[Work to complete]: Quote the data exactly, first line to the line containing "315, 330, 345];", with no pictures.

• • • • • • •

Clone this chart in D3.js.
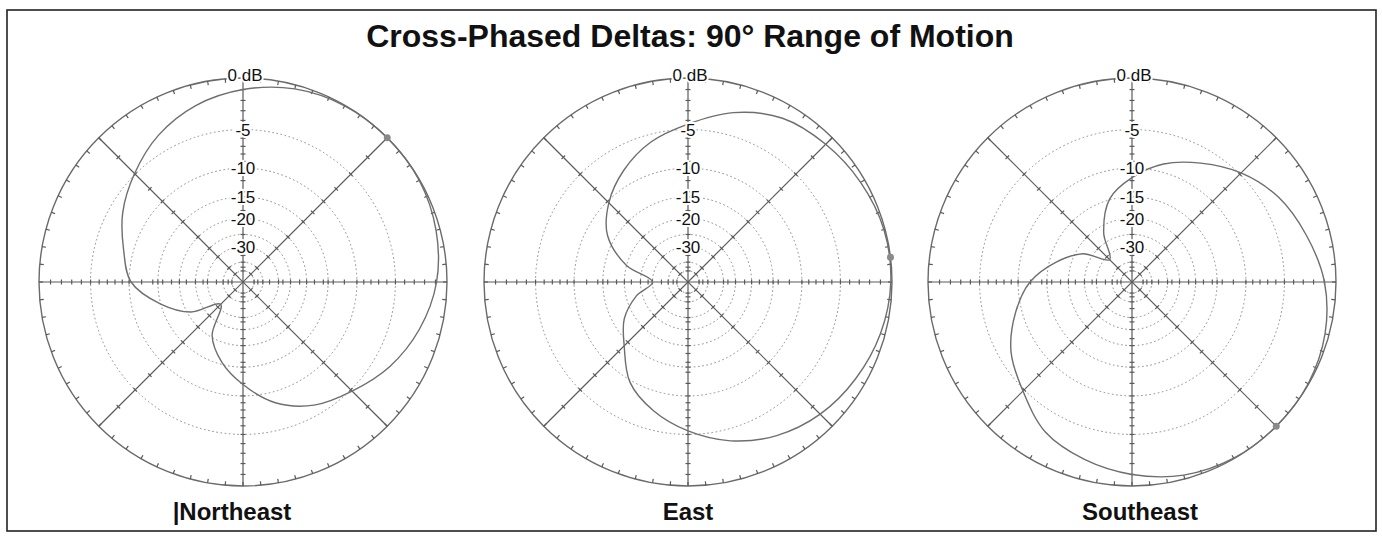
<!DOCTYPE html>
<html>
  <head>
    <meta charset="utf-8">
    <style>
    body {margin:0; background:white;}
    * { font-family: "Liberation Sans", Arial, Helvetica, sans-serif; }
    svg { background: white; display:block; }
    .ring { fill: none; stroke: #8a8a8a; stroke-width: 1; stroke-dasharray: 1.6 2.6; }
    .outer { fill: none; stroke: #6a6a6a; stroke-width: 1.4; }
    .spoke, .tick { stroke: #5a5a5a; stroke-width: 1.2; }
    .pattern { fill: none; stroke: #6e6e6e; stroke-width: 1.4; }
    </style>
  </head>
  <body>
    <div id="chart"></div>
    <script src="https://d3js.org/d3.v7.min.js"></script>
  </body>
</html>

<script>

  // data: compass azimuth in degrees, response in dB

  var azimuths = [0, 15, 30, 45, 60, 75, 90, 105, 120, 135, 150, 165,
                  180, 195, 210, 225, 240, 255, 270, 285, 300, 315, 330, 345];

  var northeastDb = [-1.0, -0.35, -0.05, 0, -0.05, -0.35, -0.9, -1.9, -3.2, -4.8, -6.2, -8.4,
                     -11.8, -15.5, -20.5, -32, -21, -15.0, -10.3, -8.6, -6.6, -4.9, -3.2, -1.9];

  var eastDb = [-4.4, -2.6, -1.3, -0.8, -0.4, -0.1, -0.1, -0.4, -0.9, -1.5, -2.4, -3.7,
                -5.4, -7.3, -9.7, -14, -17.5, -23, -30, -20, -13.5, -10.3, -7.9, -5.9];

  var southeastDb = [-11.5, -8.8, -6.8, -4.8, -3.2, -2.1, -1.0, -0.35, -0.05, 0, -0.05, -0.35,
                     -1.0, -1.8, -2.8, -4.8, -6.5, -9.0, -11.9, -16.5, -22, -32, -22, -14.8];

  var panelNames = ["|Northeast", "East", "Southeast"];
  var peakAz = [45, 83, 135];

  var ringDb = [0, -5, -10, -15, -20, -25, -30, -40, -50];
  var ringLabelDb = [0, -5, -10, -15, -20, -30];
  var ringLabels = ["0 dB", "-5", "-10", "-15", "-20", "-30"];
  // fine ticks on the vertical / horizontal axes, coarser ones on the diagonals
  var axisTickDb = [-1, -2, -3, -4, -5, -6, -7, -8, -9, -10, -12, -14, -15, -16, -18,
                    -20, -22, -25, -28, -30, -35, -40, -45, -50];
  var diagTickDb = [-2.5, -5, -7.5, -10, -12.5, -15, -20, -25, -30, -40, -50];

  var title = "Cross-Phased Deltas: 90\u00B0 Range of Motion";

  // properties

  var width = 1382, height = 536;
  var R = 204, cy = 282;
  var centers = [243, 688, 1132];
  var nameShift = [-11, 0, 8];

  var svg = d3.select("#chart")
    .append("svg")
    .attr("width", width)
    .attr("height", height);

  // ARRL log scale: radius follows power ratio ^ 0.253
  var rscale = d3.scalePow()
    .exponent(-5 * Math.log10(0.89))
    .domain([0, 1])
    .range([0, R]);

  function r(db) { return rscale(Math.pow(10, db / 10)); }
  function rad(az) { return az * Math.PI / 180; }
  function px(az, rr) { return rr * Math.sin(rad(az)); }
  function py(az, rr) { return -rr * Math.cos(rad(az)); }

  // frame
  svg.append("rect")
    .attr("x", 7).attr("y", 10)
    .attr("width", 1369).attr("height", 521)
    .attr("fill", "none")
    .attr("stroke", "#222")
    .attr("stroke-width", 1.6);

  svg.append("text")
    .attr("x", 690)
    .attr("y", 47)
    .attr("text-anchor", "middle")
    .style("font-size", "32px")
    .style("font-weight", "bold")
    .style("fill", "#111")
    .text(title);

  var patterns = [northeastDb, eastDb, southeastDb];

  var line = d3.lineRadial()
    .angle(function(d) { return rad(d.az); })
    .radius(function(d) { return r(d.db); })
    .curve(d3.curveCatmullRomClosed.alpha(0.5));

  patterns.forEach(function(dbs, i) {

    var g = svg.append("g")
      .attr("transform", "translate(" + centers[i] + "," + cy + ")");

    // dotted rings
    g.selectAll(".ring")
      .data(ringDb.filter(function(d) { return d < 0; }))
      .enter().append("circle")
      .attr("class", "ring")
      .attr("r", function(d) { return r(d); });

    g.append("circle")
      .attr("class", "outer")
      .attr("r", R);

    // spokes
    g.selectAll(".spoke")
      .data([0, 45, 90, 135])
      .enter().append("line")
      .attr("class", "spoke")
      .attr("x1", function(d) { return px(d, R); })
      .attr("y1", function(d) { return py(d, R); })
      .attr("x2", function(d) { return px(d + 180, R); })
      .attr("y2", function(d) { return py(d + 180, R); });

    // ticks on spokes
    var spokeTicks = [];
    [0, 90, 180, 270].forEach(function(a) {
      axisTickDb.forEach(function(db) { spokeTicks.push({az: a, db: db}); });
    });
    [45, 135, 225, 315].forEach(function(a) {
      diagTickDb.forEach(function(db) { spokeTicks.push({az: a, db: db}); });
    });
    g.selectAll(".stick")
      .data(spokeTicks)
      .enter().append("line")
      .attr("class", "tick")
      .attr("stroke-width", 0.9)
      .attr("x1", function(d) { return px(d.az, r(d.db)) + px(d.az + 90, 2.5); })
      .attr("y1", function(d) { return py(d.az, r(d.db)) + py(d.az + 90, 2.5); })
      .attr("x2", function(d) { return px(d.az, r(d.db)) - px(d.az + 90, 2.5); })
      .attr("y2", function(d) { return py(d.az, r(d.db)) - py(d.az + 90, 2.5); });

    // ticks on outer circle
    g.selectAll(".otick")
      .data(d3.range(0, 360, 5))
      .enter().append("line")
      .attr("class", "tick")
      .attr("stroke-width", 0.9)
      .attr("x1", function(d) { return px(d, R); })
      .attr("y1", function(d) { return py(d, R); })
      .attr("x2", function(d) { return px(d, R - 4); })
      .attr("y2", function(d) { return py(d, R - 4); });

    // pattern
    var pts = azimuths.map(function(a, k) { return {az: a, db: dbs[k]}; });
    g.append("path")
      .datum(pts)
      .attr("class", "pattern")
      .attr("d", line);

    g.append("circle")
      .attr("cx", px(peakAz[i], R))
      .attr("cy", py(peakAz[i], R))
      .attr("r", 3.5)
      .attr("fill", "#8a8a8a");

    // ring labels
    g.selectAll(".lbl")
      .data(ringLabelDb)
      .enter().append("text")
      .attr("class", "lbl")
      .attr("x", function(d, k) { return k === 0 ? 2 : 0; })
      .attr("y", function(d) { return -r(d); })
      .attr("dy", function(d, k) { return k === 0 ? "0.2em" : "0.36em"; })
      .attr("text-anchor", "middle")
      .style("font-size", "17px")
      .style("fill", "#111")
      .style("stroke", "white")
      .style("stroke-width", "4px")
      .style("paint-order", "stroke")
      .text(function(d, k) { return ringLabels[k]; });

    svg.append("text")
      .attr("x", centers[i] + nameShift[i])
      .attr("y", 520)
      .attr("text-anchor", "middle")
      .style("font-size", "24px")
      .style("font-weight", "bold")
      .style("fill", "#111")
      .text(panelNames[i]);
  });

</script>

• • • • • • •

[Answer to this exercise]:
Clone this chart in D3.js.
<!DOCTYPE html>
<html>
  <head>
    <meta charset="utf-8">
    <style>
    body {margin:0; background:white;}
    * { font-family: "Liberation Sans", Arial, Helvetica, sans-serif; }
    svg { background: white; display:block; }
    .ring { fill: none; stroke: #8a8a8a; stroke-width: 1; stroke-dasharray: 1.6 2.6; }
    .outer { fill: none; stroke: #6a6a6a; stroke-width: 1.4; }
    .spoke, .tick { stroke: #5a5a5a; stroke-width: 1.2; }
    .pattern { fill: none; stroke: #6e6e6e; stroke-width: 1.4; }
    </style>
  </head>
  <body>
    <div id="chart"></div>
    <script src="https://d3js.org/d3.v7.min.js"></script>
  </body>
</html>

<script>

  // data: compass azimuth in degrees, response in dB

  var azimuths = [0, 15, 30, 45, 60, 75, 90, 105, 120, 135, 150, 165,
                  180, 195, 210, 225, 240, 255, 270, 285, 300, 315, 330, 345];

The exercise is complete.